Its also worth mentioning that Nelson lost his first three fights. I think he went on to lose around ten more fights before he finally won his world title, which he then went on to defend around twelve times without a loss. That's quite inspiring.
Beat Carl Thompson for the belt and defended in a dozen times after a shaky start to his career. Worked hard at his craft and found a style to bring success, bit boring at times but got the job done.
I think the Carl Thompson fight was stopped prematurely. Just thought I'd mention it as Carl was a bit of a banger so its a decent win, although stopped way to early.
Yeah I seem to remember it being a bit of a early stoppage, was a long tiem ago though 98 / 99 cant remember exactly. Still Thompson was a massive puncher still goes down a s a good win IMO
This is off topic but I remember Thompson doing a sort of rope-adope. He did it against Haye before landing that bomb.

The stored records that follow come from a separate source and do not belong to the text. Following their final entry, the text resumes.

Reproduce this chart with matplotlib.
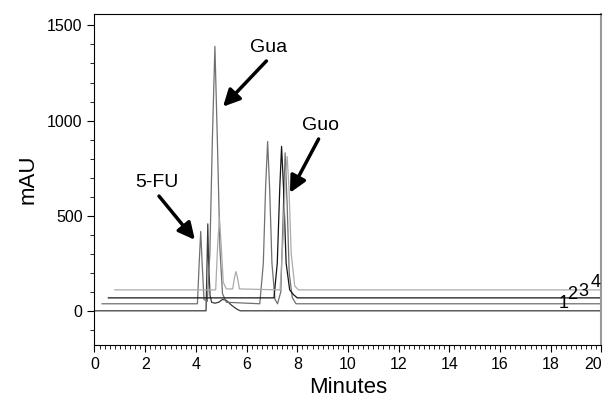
import matplotlib
matplotlib.use("Agg")
import matplotlib.pyplot as plt
from matplotlib.ticker import MultipleLocator

plt.rcParams["font.family"] = ["Liberation Sans", "DejaVu Sans"]

# chromatogram traces, time (min) and absorbance (mAU), read as vertex lists
t1 = [0.0, 4.40, 4.44, 4.47, 4.50, 4.56, 4.62, 4.75, 4.90, 5.05, 5.20, 5.40, 5.60, 5.75, 20.5]
a1 = [0, 0, 250, 457, 260, 80, 45, 40, 45, 60, 55, 30, 10, 0, 0]

t2 = [0.30, 4.06, 4.13, 4.19, 4.25, 4.32, 4.45, 4.55, 4.65, 4.75, 4.85, 4.95, 5.05, 5.20,
      6.52, 6.66, 6.75, 6.83, 6.91, 7.00, 7.12, 7.22, 7.35, 7.43, 7.52, 7.60, 7.68, 7.80, 7.95, 20.5]
a2 = [37, 37, 250, 417, 240, 60, 50, 300, 900, 1390, 880, 320, 90, 45,
      37, 250, 650, 890, 640, 250, 60, 37, 100, 450, 830, 560, 200, 70, 37, 37]

t3 = [0.55, 7.08, 7.21, 7.31, 7.38, 7.46, 7.56, 7.70, 7.85, 8.00, 20.5]
a3 = [68, 68, 250, 650, 864, 640, 250, 110, 85, 68, 68]

t4 = [0.80, 4.78, 4.86, 4.93, 5.00, 5.08, 5.20, 5.45, 5.53, 5.58, 5.63, 5.72,
      7.32, 7.45, 7.53, 7.60, 7.67, 7.76, 7.90, 8.05, 20.5]
a4 = [110, 110, 350, 490, 340, 150, 115, 115, 180, 206, 180, 115,
      110, 400, 700, 811, 650, 300, 130, 110, 110]

traces = [(t1, a1), (t2, a2), (t3, a3), (t4, a4)]
trace_colors = ["#3a3a3a", "#707070", "#141414", "#ababab"]
trace_names = ["1", "2", "3", "4"]
name_pos = [(18.5, 40), (18.85, 84), (19.27, 100), (19.75, 150)]

x_ticks = [0, 2, 4, 6, 8, 10, 12, 14, 16, 18, 20]
y_ticks = [0, 500, 1000, 1500]

# peak labels: (text, text position, arrow tip)
peaks = [("5-FU", (2.47, 673), (3.96, 373)),
         ("Gua", (6.87, 1383), (5.07, 1073)),
         ("Guo", (8.9, 973), (7.71, 620))]

fig = plt.figure(figsize=(6.03, 4.05), dpi=100)
ax = fig.add_axes([0.1567, 0.148, 0.8408, 0.8174])

for (t, a), c in zip(traces, trace_colors):
    ax.plot(t, a, color=c, lw=0.9)

for name, (x, y) in zip(trace_names, name_pos):
    ax.text(x, y, name, fontsize=13, ha="center", va="center")

for label, (tx, ty), (hx, hy) in peaks:
    ax.text(tx, ty, label, fontsize=14, ha="center", va="center")
    ax.annotate("", xy=(hx, hy), xytext=(tx + (hx - tx) * 0.05, ty - 70),
                arrowprops=dict(arrowstyle="-|>,head_length=1.0,head_width=0.5",
                                color="black", lw=2.5, shrinkA=0, shrinkB=0))

ax.set_xlim(0, 20)
ax.set_ylim(-180, 1560)
ax.set_xticks(x_ticks)
ax.set_yticks(y_ticks)
ax.xaxis.set_minor_locator(MultipleLocator(0.2))
ax.yaxis.set_minor_locator(MultipleLocator(100))
ax.tick_params(which="major", length=5, width=0.8, labelsize=11.5)
ax.tick_params(which="minor", length=3, width=0.6)

# last tick label sits against the right edge
ax.get_xticklabels()[-1].set_horizontalalignment("right")

ax.set_xlabel("Minutes", fontsize=16, labelpad=4)
ax.set_ylabel("mAU", fontsize=16, labelpad=6)

ax.spines["right"].set_color("#999999")
ax.spines["right"].set_linewidth(1.5)

fig.savefig("out.png", dpi=100)
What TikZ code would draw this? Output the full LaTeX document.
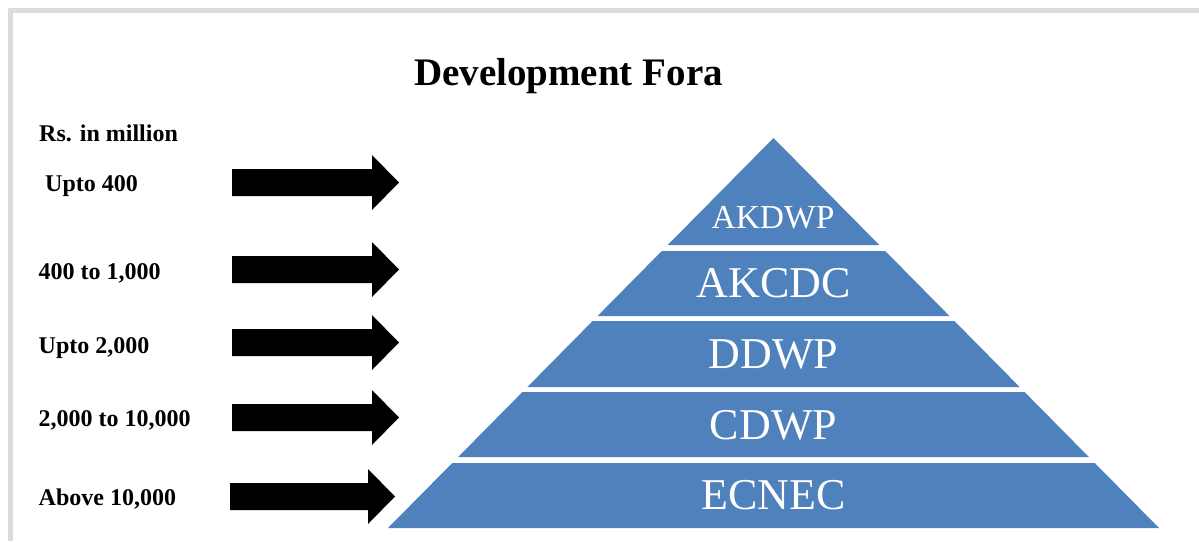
\documentclass[tikz,border=0pt]{standalone}
\usepackage{fontspec}
\setmainfont{Liberation Serif}
\definecolor{layerblue}{HTML}{4F81BD}
\definecolor{framegrey}{HTML}{DCDCDC}
\begin{document}
\begin{tikzpicture}[x=1pt,y=-1pt,
  lbl/.style={anchor=base west,inner sep=0pt,font=\fontsize{24}{28}\selectfont\bfseries},
  lyr/.style={anchor=base,inner sep=0pt,text=white,font=\fontsize{44}{50}\selectfont},
  layer/.style={fill=layerblue},
  blockarrow/.style={fill=black}]
\useasboundingbox (0,0) rectangle (1199,541);
% frame
\fill[framegrey] (8,8) rectangle (1199,12.5);
\fill[framegrey] (8,8) rectangle (12.5,541);
% title
\node[anchor=base,inner sep=0pt,font=\fontsize{39}{44}\selectfont\bfseries] (title) at (568.5,85) {Development Fora};
% labels
\node[lbl] (unit) at (39,141) {Rs. in million};
\node[lbl] (l1) at (45,191) {Upto 400};
\node[lbl] (l2) at (38.5,279) {400 to 1,000};
\node[lbl] (l3) at (38.5,353) {Upto 2,000};
\node[lbl] (l4) at (38.5,426) {2,000 to 10,000};
\node[lbl] (l5) at (38.5,505) {Above 10,000};
% arrows
\foreach \c/\s/\t in {182.5/232/399, 269.5/232/399, 342.5/232/399, 417.5/232/399, 496.5/230/395}{
  \fill[blockarrow] (\s,\c-13.5) -- (\t-27,\c-13.5) -- (\t-27,\c-27.5) -- (\t,\c) -- (\t-27,\c+27.5) -- (\t-27,\c+13.5) -- (\s,\c+13.5) -- cycle;
}
% pyramid
\def\ax{773.5}\def\ay{138}\def\k{0.98846}
\fill[layer] (\ax,\ay) -- ({\ax+(245-\ay)*\k},245) -- ({\ax-(245-\ay)*\k},245) -- cycle;
\foreach \tp/\bt in {251/316, 321/387, 392/457, 463/528}{
  \fill[layer] ({\ax-(\tp-\ay)*\k},\tp) -- ({\ax+(\tp-\ay)*\k},\tp) -- ({\ax+(\bt-\ay)*\k},\bt) -- ({\ax-(\bt-\ay)*\k},\bt) -- cycle;
}
\node[lyr,font=\fontsize{33.5}{40}\selectfont] (akdwp) at (773,228) {AKDWP};
\node[lyr] (akcdc) at (773.5,297.5) {AKCDC};
\node[lyr] (ddwp) at (773.5,368) {DDWP};
\node[lyr] (cdwp) at (773.5,439) {CDWP};
\node[lyr] (ecnec) at (773.5,509) {ECNEC};
\end{tikzpicture}
\end{document}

He might have being doing that against Nelson. Just saying.
Yeah that stoppage was awful, we'd seen him play possum in the Eubank fights previously and later we saw him turn fights around from the brink of defeat, he should have been given the chance to fight on or at the very least a rematch. As a Thomspon fan I was gutted by that result.
I echo a lot of what has been said, he took plenty of defeats before really finding his form. His style was a bit safety first but he picked up the WBO title and defended it plenty. There was a time when Enzo Mac was WBU champion and was really pushing for a fight with Nelson but it never came off, Johnny retired. I remember a sky programme where Nelson went to Wales to interview Enzo and presumably start the build up to a fight between them, all very respectful on both sides. The official line at the time from Johnny was that he felt Enzo needed some time to mature.
he laso fought guillermo jones in his prime, the guy who battered denis lebedev when he was 42 he drawed with him. johnny nelson was a pretty good fighter but boring as people say.
Lanky and rangy but quite skilful for his size. I want to remember him for his superb performance against another great Brit in Carl The Cat Thompson. 45-12-2 is not too bad with 29 KOs and suffering only one Kayo to one of my favourites of all time Norbert Ekassi. Talking abring, remembre about the May brothers Toersten and Rudiger, Johnny stopped Rudiger in 7. And look at whom he lost or didn't win decisions to: Carlos de Leon, James Warring for the IBF Title ( that guy who was a martial arts master), Corrie Sanders, Franco Wanyama ( By Disqualification), Henry Akinwande, Adilson Rodrigues (twice). Retired undefeated for a whole decade from 1995 till 2005.